Aside from securing damages from the infringer in a time-efficient manner, rights holders can leverage a settlement agreement to curb repeated infringement, provided that a considerable amount of damages can be written into the agreement as an insurance policy in case of repeated infringement. In some cases, courts will validate damages clauses provided that infringement is established.
Rights holders are better positioned to pursue settlement and include damages clause in case of repeated infringement if:
the parties wish to close the case quickly, but the court proceeding is not likely to end any time soon;
the rights holder has difficulties in obtaining evidence that would help secure decent damages and the estimated damages to be awarded by the court is quite low;
the infringer is a repeat offender and is likely to resume infringement in the future; and/or
the infringer would rather settle with the rights holder so that no court decision is published.
There are a few takeaways to drafting the settlement agreement and devising the damages clause.
Include entities affiliated with the infringer in the settlement agreement
Court decisions are binding for parties to the case only. In practice, an infringer whose business operation was targeted may immediately set up another corporation to resume its infringement activity. If the corporate personalities of the two corporations are not identical, chances are high that the settlement agreement, which the rights holder and the infringer entered into at an earlier date, may have little or no bearing on its later offence. Therefore, it would be prudent to include entities that are affiliated with the infringer in the settlement agreement and insure that they bear liability for damage in case of repeated infringement. Rights holders may refer to the Company Law for the definition of ‘affiliation’.
The more recent Exposure Draft of the Opinions of the Supreme People’s Court on Ramping up Sanctions on Intellectual Property Infringements, which was released on 15 June 2020, may also serve as a point of reference for rights holders.
Be thorough
China’s judicial practice requires that court actions are brought separately when multiple IP rights are involved. Different patent infringement suits and/or trademark infringement suits targeting the same offenders must be initiated separately. Where settlement is to be reached over one particular case, rights holders can maximise its efficacy by addressing IP rights other than those relevant to the case.
In a case where the infringer not only exploited the rights holder’s patent, but also used its registered trademark without authorisation, the rights holders reached a settlement agreement with the infringer in the patent infringement litigation. It settled the infringement and included a damages clause covering circumstances of repeated patent and trademark infringement, which the court agreed to include in the civil mediation statement.
Some practical tips
Determining an infringing act is an arduous task in litigation. If the settlement agreement elaborates on the circumstance to which damages clause in case of repeated infringement applies, then the rights holder’s burden of proof will be greatly alleviated.
To address continuous and repeated infringement, a reasonable grace period may be granted to infringers to ensure the destruction of all promotional materials, infringing products and moulds, among other materials.
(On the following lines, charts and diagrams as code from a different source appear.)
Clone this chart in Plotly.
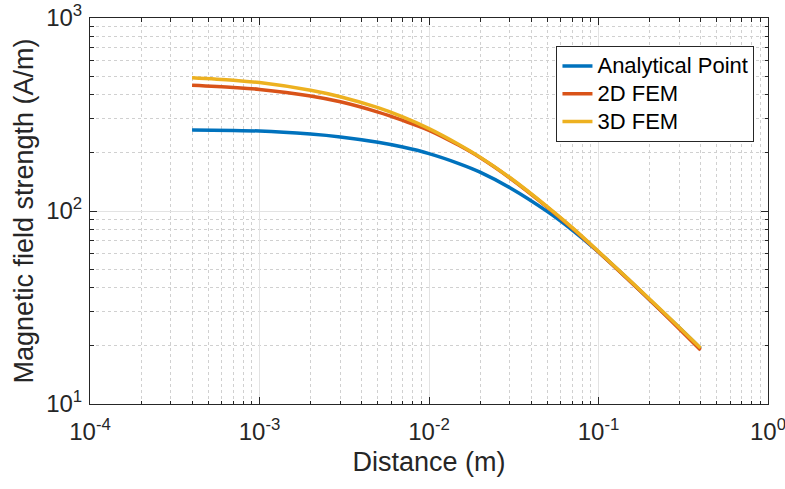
import plotly.graph_objects as go

# Data
distance = [4e-4, 7e-4, 1e-3, 2e-3, 3e-3, 5e-3, 7e-3, 1e-2, 1.5e-2, 2e-2,
            3e-2, 5e-2, 7e-2, 0.1, 0.15, 0.2, 0.3, 0.4]
analytical = [262.9, 261.0, 259.7, 250.3, 241.8, 227.0, 214.4, 198.4, 176.2, 159.1,
              132.1, 99.3, 79.7, 61.3, 44.2, 34.7, 24.8, 19.4]
fem2d = [448.1, 436.9, 426.7, 394.4, 367.9, 325.4, 294.7, 261.9, 219.0, 189.3,
         148.3, 104.5, 81.5, 61.3, 44.1, 34.7, 24.5, 19.05]
fem3d = [490.6, 476.1, 462.7, 422.2, 391.0, 342.9, 307.3, 267.3, 221.1, 190.2,
         149.1, 105.1, 82.0, 61.7, 44.4, 35.0, 24.9, 19.5]

series_names = ["Analytical Point", "2D FEM", "3D FEM"]
series_colors = ["#0072BD", "#D95319", "#EDB120"]

x_tickvals = [1e-4, 1e-3, 1e-2, 1e-1, 1]
x_ticktext = ["10<sup>-4</sup>", "10<sup>-3</sup>", "10<sup>-2</sup>", "10<sup>-1</sup>", "10<sup>0</sup>"]
y_tickvals = [10, 100, 1000]
y_ticktext = ["10<sup>1</sup>", "10<sup>2</sup>", "10<sup>3</sup>"]

x_minor = [m * 10 ** e for e in range(-4, 0) for m in range(2, 10)]
y_minor = [m * 10 ** e for e in range(1, 3) for m in range(2, 10)]

FONT = "Liberation Sans, Arial, Helvetica, sans-serif"
AX = "#262626"

fig = go.Figure()
for name, vals, col in zip(series_names, [analytical, fem2d, fem3d], series_colors):
    fig.add_trace(go.Scatter(x=distance, y=vals,
                             name='<span style="font-size:22px">' + name + '</span>',
                             mode="lines",
                             line=dict(color=col, width=3.5, shape="spline", smoothing=1.0)))

common = dict(showline=True, linecolor=AX, linewidth=1, mirror="ticks",
              ticks="inside", ticklen=7, tickcolor=AX,
              showgrid=True, gridcolor="#e3e3e3", gridwidth=1,
              tickfont=dict(family=FONT, size=24, color=AX),
              ticklabeloverflow="allow",
              zeroline=False)

fig.update_xaxes(type="log", range=[-4, 0], tickmode="array",
                 tickvals=x_tickvals, ticktext=x_ticktext, ticklabelstandoff=6,
                 minor=dict(tickmode="array", tickvals=x_minor, ticks="inside", ticklen=3.5,
                            tickcolor=AX, showgrid=True, gridcolor="#d0d0d0", griddash="dot"),
                 title=dict(text="Distance (m)", font=dict(family=FONT, size=27, color=AX), standoff=8),
                 **common)
fig.update_yaxes(type="log", range=[1, 3], tickmode="array",
                 tickvals=y_tickvals, ticktext=y_ticktext, ticklabelstandoff=2,
                 minor=dict(tickmode="array", tickvals=y_minor, ticks="inside", ticklen=3.5,
                            tickcolor=AX, showgrid=True, gridcolor="#d0d0d0", griddash="dot"),
                 title=dict(text="Magnetic field strength (A/m)", font=dict(family=FONT, size=27, color=AX), standoff=4),
                 **common)

fig.update_layout(
    width=785, height=489,
    margin=dict(l=90, r=17, t=18, b=85, autoexpand=False),
    paper_bgcolor="white", plot_bgcolor="white",
    font=dict(family=FONT, color=AX),
    legend=dict(x=0.688, y=0.927, xanchor="left", yanchor="top",
                bgcolor="white", bordercolor=AX, borderwidth=1,
                font=dict(family=FONT, size=19, color="black"),
                tracegroupgap=0, itemwidth=30),
    showlegend=True,
)

fig.write_html("out.html")
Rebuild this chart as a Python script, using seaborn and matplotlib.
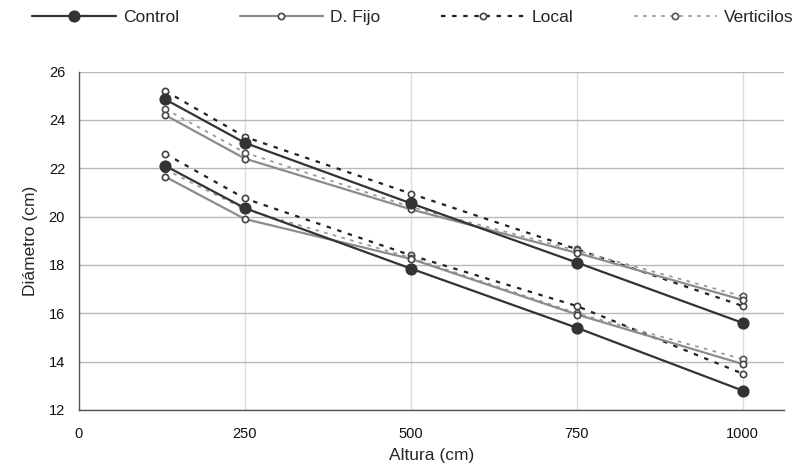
import pandas as pd
import matplotlib
matplotlib.use("Agg")
import matplotlib.pyplot as plt
import seaborn as sns

sns.set_style("white")
plt.rcParams['font.family'] = ['Liberation Sans', 'DejaVu Sans']

# Alturas de medicion (cm)
altura = [130, 250, 500, 750, 1000]

# Diametros (cm) por tratamiento, grupo superior e inferior
control_sup = [24.85, 23.05, 20.55, 18.1, 15.6]
control_inf = [22.1, 20.35, 17.85, 15.4, 12.8]
dfijo_sup = [24.2, 22.4, 20.3, 18.5, 16.55]
dfijo_inf = [21.65, 19.9, 18.25, 15.95, 13.9]
local_sup = [25.2, 23.3, 20.95, 18.65, 16.3]
local_inf = [22.6, 20.75, 18.4, 16.3, 13.5]
vert_sup = [24.45, 22.65, 20.4, 18.6, 16.7]
vert_inf = [21.95, 20.3, 18.3, 16.0, 14.1]

tratamientos = ['Control', 'D. Fijo', 'Local', 'Verticilos']
series = {
    'Control': (control_sup, control_inf),
    'D. Fijo': (dfijo_sup, dfijo_inf),
    'Local': (local_sup, local_inf),
    'Verticilos': (vert_sup, vert_inf),
}

rows = []
for trat in tratamientos:
    for grupo, valores in zip(['sup', 'inf'], series[trat]):
        for a, d in zip(altura, valores):
            rows.append({'Altura': a, 'Diametro': d, 'Tratamiento': trat, 'Grupo': grupo})
df = pd.DataFrame(rows)

estilos = {
    'Control': dict(color='#333333', linestyle='-', lw=1.6, marker='o', markersize=8,
                    markerfacecolor='#333333', markeredgecolor='#333333', zorder=5),
    'D. Fijo': dict(color='#8c8c8c', linestyle='-', lw=1.6, marker='o', markersize=4.5,
                    markerfacecolor='white', markeredgecolor='#444444', markeredgewidth=1.2, zorder=4),
    'Local': dict(color='#222222', linestyle=(0, (2, 3)), lw=1.6, marker='o', markersize=4.5,
                  markerfacecolor='white', markeredgecolor='#444444', markeredgewidth=1.2, zorder=3),
    'Verticilos': dict(color='#9a9a9a', linestyle=(0, (2, 3)), lw=1.3, marker='o', markersize=4.5,
                       markerfacecolor='white', markeredgecolor='#555555', markeredgewidth=1.2, zorder=3),
}

fig = plt.figure(figsize=(8.02, 4.68), dpi=100)
ax = fig.add_axes([0.0985, 0.124, 0.879, 0.723])

for trat in tratamientos:
    sub = df[df['Tratamiento'] == trat]
    sns.lineplot(data=sub, x='Altura', y='Diametro', units='Grupo', estimator=None,
                 sort=True, label=trat, legend=False, ax=ax, **estilos[trat])

ax.set_xlim(0, 1062)
ax.set_ylim(12, 26)
ax.set_xticks([0, 250, 500, 750, 1000])
ax.set_yticks(range(12, 27, 2))
ax.grid(axis='x', color='#dcdcdc', lw=1)
ax.grid(axis='y', color='#b8b8b8', lw=1)
ax.set_axisbelow(True)
for s in ['top', 'right']:
    ax.spines[s].set_visible(False)
for s in ['left', 'bottom']:
    ax.spines[s].set_color('#555555')
    ax.spines[s].set_linewidth(1)
ax.tick_params(axis='both', direction='out', length=4, width=1, color='#555555',
               labelsize=10.5, labelcolor='#111111', pad=8)
ax.tick_params(axis='y', pad=6)
ax.set_xlabel('Altura (cm)', fontsize=12.5, labelpad=5)
ax.set_ylabel('Diámetro (cm)', fontsize=12.5, labelpad=8)

handles, labels = ax.get_legend_handles_labels()
unicos = dict(zip(labels, handles))
fig.legend([unicos[t] for t in tratamientos], tratamientos, loc='center',
           bbox_to_anchor=(0.515, 0.962), ncol=4, frameon=False, fontsize=12.5,
           handlelength=4.8, handletextpad=0.4, columnspacing=3.5)

fig.savefig('out.png', dpi=100)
On the expiration of the grace period, if these materials are spotted again, the infringer will bear liability for damage in case of repeated infringement.
To address the repeated offering for sale in patent infringement cases, where infringing products cannot be obtained to conduct infringement analysis, it would be advisable to explicitly provide in the settlement agreement that as long as the infringer uses promotional content identical to that of the previous infringement case, the infringer bears liability for damage in case of repeated infringement.
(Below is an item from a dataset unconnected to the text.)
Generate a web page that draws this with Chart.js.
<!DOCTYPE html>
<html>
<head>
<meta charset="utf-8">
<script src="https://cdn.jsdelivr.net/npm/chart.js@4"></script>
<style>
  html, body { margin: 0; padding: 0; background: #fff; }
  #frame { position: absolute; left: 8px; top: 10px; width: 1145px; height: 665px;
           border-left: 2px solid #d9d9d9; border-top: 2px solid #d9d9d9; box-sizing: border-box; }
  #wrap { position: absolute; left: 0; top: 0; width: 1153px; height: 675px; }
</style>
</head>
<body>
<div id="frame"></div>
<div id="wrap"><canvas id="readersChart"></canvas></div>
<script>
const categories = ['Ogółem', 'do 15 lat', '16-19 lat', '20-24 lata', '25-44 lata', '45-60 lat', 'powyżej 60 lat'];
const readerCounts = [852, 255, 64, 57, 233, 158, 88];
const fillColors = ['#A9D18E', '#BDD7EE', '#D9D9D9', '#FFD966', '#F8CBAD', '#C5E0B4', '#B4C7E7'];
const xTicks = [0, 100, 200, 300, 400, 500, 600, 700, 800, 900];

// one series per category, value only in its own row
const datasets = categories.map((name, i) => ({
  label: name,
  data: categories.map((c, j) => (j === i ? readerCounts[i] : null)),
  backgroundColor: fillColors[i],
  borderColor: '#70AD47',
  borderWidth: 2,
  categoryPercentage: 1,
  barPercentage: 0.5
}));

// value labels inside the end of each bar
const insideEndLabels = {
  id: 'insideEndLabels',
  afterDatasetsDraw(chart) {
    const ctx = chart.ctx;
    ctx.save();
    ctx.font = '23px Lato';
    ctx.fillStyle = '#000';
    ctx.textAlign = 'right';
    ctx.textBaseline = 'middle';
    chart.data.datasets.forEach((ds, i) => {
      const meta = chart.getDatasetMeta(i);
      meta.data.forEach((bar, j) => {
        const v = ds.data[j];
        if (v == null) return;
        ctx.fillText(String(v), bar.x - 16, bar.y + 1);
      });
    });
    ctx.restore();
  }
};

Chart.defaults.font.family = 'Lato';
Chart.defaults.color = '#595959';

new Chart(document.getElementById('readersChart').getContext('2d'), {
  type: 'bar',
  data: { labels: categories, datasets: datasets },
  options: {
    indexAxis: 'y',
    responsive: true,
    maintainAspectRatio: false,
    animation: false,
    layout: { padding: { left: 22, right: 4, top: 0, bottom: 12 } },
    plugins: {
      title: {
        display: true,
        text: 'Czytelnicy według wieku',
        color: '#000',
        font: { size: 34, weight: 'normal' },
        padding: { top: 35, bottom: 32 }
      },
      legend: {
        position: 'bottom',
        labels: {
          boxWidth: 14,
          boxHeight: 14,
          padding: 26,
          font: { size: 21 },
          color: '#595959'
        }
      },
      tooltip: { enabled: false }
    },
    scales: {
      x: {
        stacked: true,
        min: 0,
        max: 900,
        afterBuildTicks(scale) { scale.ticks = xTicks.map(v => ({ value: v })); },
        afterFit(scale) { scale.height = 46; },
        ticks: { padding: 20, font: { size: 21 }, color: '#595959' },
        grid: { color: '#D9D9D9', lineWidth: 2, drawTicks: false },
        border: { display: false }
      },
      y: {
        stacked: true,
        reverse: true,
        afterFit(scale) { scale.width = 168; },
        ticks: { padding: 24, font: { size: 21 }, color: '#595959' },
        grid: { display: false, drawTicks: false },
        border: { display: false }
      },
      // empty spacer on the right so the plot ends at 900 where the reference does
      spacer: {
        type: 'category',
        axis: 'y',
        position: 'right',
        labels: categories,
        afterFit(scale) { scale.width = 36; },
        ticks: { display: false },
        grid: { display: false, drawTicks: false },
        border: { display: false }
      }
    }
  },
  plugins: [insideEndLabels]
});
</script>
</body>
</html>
Even after being sued for infringement, some infringers have a continued interest in a certain model of product and design around the rights holder’s patent. However, the modified product may still fall within the scope of protection of the patent claims. In this situation, Chinese courts would ascertain repeated infringement when the accused infringing product is substantially identical with the one from the previous case only. Since there is still controversy over whether modified products falling within the scope of patent protection constitutes repeated infringement, the parties may agree on whether such circumstance is subject to damages in case of repeated infringement in the settlement agreement.
Always aim high when it comes to damages
In order to manage a skyrocketing volume of caseloads in China, many have started to encourage pre-litigation mediation. Parties seeking to bring a court action are advised to negotiate with a view to reaching an amicable settlement without progressing to court. However, in practice, if this method fails, parties can proceed to litigation, with settlement remaining an alternative solution when possible.
To maximise deterrence and discourage repeated infringement, the amount of damages should be significantly higher than that of ordinary infringement cases and factors such as the actual increase in the amount of damages awarded in recent judicial practice as well as the latest trend proposed by legislators should be considered. There are two recommended ways to calculate damages in the settlement agreement:
a fixed amount; or
the multiple of the calculated damages, whichever is higher.
It is worth noting that the determination of repeated infringement is up to the court’s discretion. Nevertheless, a rights holder could still resort to Article 28 of the Interpretation (II) of the Supreme People’s Court on Several Issues Concerning the Application of Law in the Trial of Patent Infringement Dispute Cases to seek court approval in awarding the amount of damages determined in accordance with terms agreed by the rights holder and the infringer in a patent infringement lawsuit in respect of the amount of damages or the calculation method, as long as the court finds infringement.